Second: Topology-aware placement for MoE experts. When a new model is deployed, run the co-occurrence-based graph partition algorithm to assign experts to GPUs that minimize expected dispatch traffic. Update the placement when co-occurrence statistics shift (e.g., after a new model version).

Third: Topology-aware prefill-decode pairing. When a request arrives that will use disaggregated serving, assign it to a prefill-decode pair that is topologically adjacent. This requires the serving scheduler to have visibility into which prefill pools are topologically near which decode pools.

Fourth: Topology distance in KV routing. When deciding which KV store to serve a fetch from, include topology distance as a cost term alongside recency and size. A KV page two hops away costs more to fetch than a page with slightly lower hit probability in the same rack.

OptimizationRequired Topology InformationScheduling Decision ModifiedExpected Gain
MoE expert placementRack assignment map, intra/inter-rack BWExpert-to-GPU assignment at deployment30-50% reduction in cross-rack MoE dispatch traffic
P-D pair placementToR-level proximity, uplink BWRequest assignment to prefill pool2-4× reduction in KV transfer latency for disaggregated serving
KV store routingHop count + BW to each KV storeKV fetch source selection15-25% reduction in average KV fetch latency
Tensor parallel placementNVLink vs. InfiniBand cost modelTP group assignment to GPU setNear-zero cross-rack TP traffic for properly placed groups

10. The topology-aware cluster is not a hardware redesign

The argument of this essay is not that AI clusters need to adopt a new topology. Fat-tree is entrenched for good reasons: it is administratively simple, it scales, it is understood. Rail-optimized has merit for specific workloads. The point is not which topology is best.
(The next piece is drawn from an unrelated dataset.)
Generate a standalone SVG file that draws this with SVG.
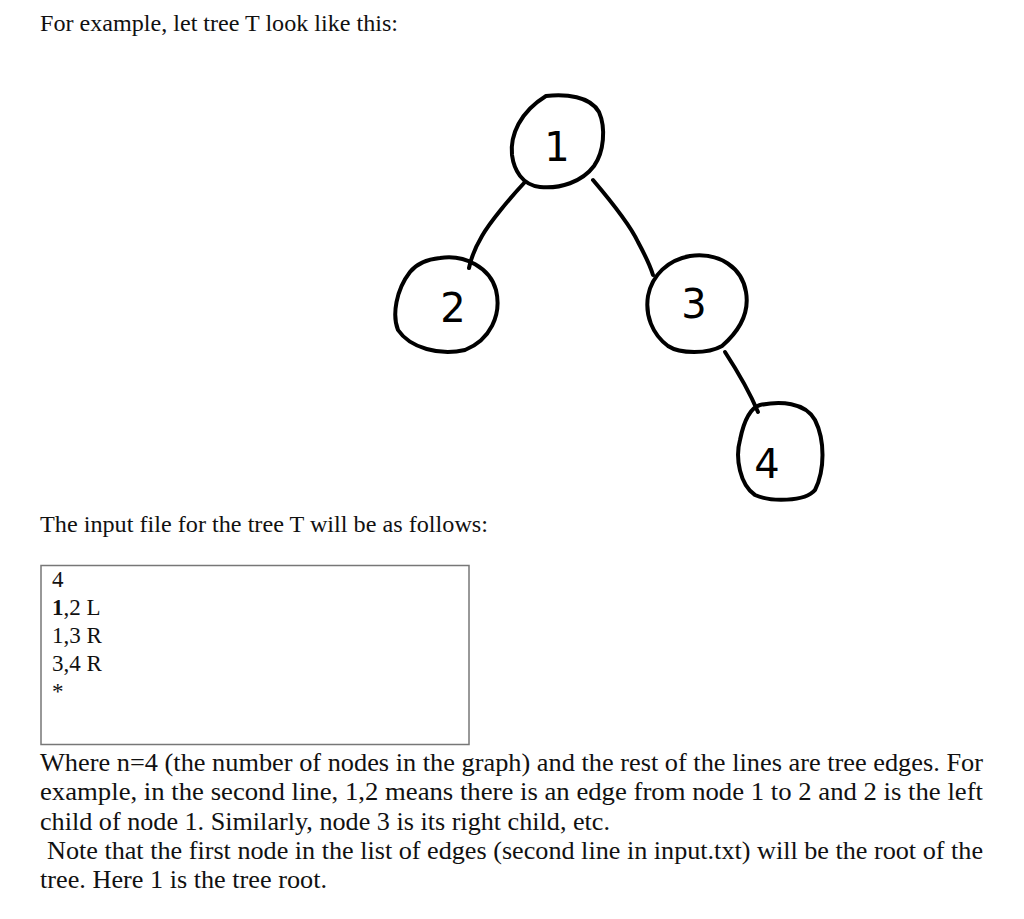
<svg xmlns="http://www.w3.org/2000/svg" width="1024" height="919" viewBox="0 0 1024 919">
<style>
.t{font-family:"Liberation Serif","Times New Roman",serif;font-size:24px;fill:#111}
.p{font-family:"Liberation Serif","Times New Roman",serif;font-size:26px;fill:#111}
.b{font-family:"Liberation Serif","Times New Roman",serif;font-size:23px;fill:#111}
.hand{fill:none;stroke:#000;stroke-width:4;stroke-linecap:round;stroke-linejoin:round}
.dig{font-family:"DejaVu Sans","Liberation Sans",sans-serif;font-size:40px;fill:#000;text-anchor:middle}
</style>
<rect width="1024" height="919" fill="#fff"/>
<text class="t" x="40" y="31" textLength="358" lengthAdjust="spacingAndGlyphs">For example, let tree T look like this:</text>
<g id="edges">
<path class="hand" d="M 525 182 C 510 198, 490 222, 482 236 C 475 248, 471 258, 469 268"/>
<path class="hand" d="M 593 180 C 610 200, 630 225, 638 242 C 645 255, 650 265, 653 275"/>
<path class="hand" d="M 725 352 C 738 372, 750 393, 758 412"/>
</g>
<g id="node1">
<path class="hand" d="M 546 96 C 566 94, 590 96, 599 112 C 606 128, 604 152, 594 166 C 582 182, 560 189, 540 187 C 522 185, 514 170, 512 155 C 510 135, 520 112, 546 96 Z"/>
<text class="dig" x="557" y="161">1</text>
</g>
<g id="node2">
<path class="hand" d="M 440 258 C 465 254, 490 268, 496 290 C 502 315, 490 340, 465 350 C 440 356, 410 348, 398 330 C 392 315, 396 290, 410 272 C 418 262, 430 259, 440 258 Z"/>
<text class="dig" x="453" y="322">2</text>
</g>
<g id="node3">
<path class="hand" d="M 690 256 C 720 252, 742 268, 746 292 C 750 315, 738 332, 722 346 C 708 354, 680 354, 668 346 C 652 334, 645 315, 648 296 C 652 275, 668 260, 690 256 Z"/>
<text class="dig" x="694" y="318">3</text>
</g>
<g id="node4">
<path class="hand" d="M 760 405 C 780 401, 805 402, 815 420 C 825 440, 825 470, 815 490 C 805 502, 770 502, 755 495 C 740 485, 735 458, 740 440 C 744 420, 750 408, 760 405 Z"/>
<text class="dig" x="767" y="478">4</text>
</g>
<text class="t" x="40" y="532" textLength="448" lengthAdjust="spacingAndGlyphs">The input file for the tree T will be as follows:</text>
<g id="inputbox">
<rect x="41" y="565.5" width="428" height="179" fill="#fff" stroke="#777" stroke-width="1.5"/>
<text class="b" x="52" y="587">4</text>
<text class="b" x="52" y="615"><tspan font-weight="bold">1</tspan>,2 L</text>
<text class="b" x="52" y="643">1,3 R</text>
<text class="b" x="52" y="671">3,4 R</text>
<text class="b" x="52" y="699">*</text>
</g>
<text class="p" x="40" y="771" textLength="943" lengthAdjust="spacingAndGlyphs">Where n=4 (the number of nodes in the graph) and the rest of the lines are tree edges. For</text>
<text class="p" x="40" y="800" textLength="943" lengthAdjust="spacingAndGlyphs">example, in the second line, 1,2 means there is an edge from node 1 to 2 and 2 is the left</text>
<text class="p" x="40" y="830" textLength="570" lengthAdjust="spacingAndGlyphs">child of node 1. Similarly, node 3 is its right child, etc.</text>
<text class="p" x="47" y="859" textLength="936" lengthAdjust="spacingAndGlyphs">Note that the first node in the list of edges (second line in input.txt) will be the root of the</text>
<text class="p" x="40" y="888" textLength="287" lengthAdjust="spacingAndGlyphs">tree. Here 1 is the tree root.</text>
</svg>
The point is that topology should not be invisible to the serving software. Every inference scheduling decision that involves inter-GPU communication has an implicit network cost that varies with topology distance. Making that cost explicit — by exposing a topology distance matrix to the scheduler and using it in placement, routing, and eviction decisions — does not require any hardware change. It requires that the serving layer stop treating the network as a flat uniform fabric.

The network is not flat. It is a hierarchy with well-defined cost gradients. Intra-rack is cheap. Cross-rack is moderate. Cross-pod is expensive. The traffic patterns of modern inference — MoE dispatch, KV transfer, prefill-decode communication — vary in cost by 4-8× depending on where in the hierarchy they land. Topology-unaware scheduling wastes that 4-8× spread.

The scheduler is the right place to fix it. And the fix starts with treating topology not as a physical plant problem, but as a scheduling input.